DIRECTIONS => Determine how many lines of the material hold the string "this" and reply with only that number.

----- RAW RECORDS

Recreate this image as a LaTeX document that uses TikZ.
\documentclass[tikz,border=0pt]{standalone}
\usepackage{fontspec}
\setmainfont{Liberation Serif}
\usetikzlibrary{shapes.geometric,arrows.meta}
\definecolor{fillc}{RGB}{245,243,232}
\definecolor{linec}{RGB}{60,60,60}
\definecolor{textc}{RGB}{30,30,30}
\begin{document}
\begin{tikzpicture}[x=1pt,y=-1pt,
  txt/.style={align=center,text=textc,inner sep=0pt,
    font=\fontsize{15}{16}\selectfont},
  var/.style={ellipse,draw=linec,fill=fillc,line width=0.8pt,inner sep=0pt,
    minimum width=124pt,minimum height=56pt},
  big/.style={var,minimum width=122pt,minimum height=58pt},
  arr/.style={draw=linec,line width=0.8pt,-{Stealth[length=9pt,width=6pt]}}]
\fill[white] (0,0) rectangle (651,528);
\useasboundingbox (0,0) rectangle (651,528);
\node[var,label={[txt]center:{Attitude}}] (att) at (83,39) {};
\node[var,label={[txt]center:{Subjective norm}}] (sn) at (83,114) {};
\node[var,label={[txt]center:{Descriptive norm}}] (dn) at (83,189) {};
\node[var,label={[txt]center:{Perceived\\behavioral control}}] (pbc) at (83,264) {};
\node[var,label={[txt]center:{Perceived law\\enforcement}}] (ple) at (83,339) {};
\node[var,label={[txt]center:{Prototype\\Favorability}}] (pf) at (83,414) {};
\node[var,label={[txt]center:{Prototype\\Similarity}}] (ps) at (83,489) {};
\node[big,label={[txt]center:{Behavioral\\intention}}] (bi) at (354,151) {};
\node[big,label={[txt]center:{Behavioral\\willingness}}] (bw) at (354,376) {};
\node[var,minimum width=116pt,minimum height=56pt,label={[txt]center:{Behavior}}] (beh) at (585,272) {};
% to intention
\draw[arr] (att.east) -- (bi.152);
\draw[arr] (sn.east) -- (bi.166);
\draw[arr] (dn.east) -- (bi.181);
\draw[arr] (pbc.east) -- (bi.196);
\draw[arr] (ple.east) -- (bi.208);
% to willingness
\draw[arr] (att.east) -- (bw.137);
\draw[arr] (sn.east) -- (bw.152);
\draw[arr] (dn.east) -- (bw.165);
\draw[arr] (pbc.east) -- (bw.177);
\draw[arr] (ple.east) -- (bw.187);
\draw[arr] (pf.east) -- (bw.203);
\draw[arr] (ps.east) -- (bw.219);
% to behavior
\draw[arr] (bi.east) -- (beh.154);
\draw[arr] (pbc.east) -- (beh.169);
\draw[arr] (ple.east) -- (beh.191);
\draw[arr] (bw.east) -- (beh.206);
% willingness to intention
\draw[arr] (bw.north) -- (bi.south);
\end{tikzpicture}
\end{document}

----------
----- RAW RECORDS

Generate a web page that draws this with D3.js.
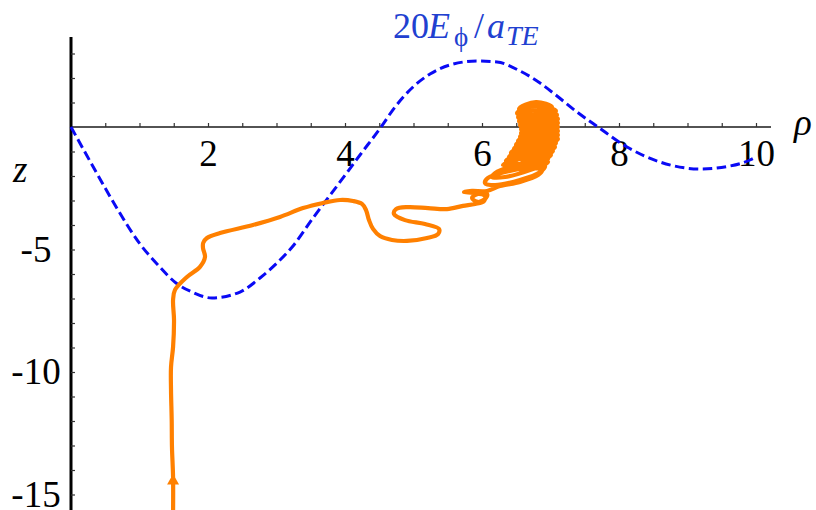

----------

COMPLETE RESPONSE => 2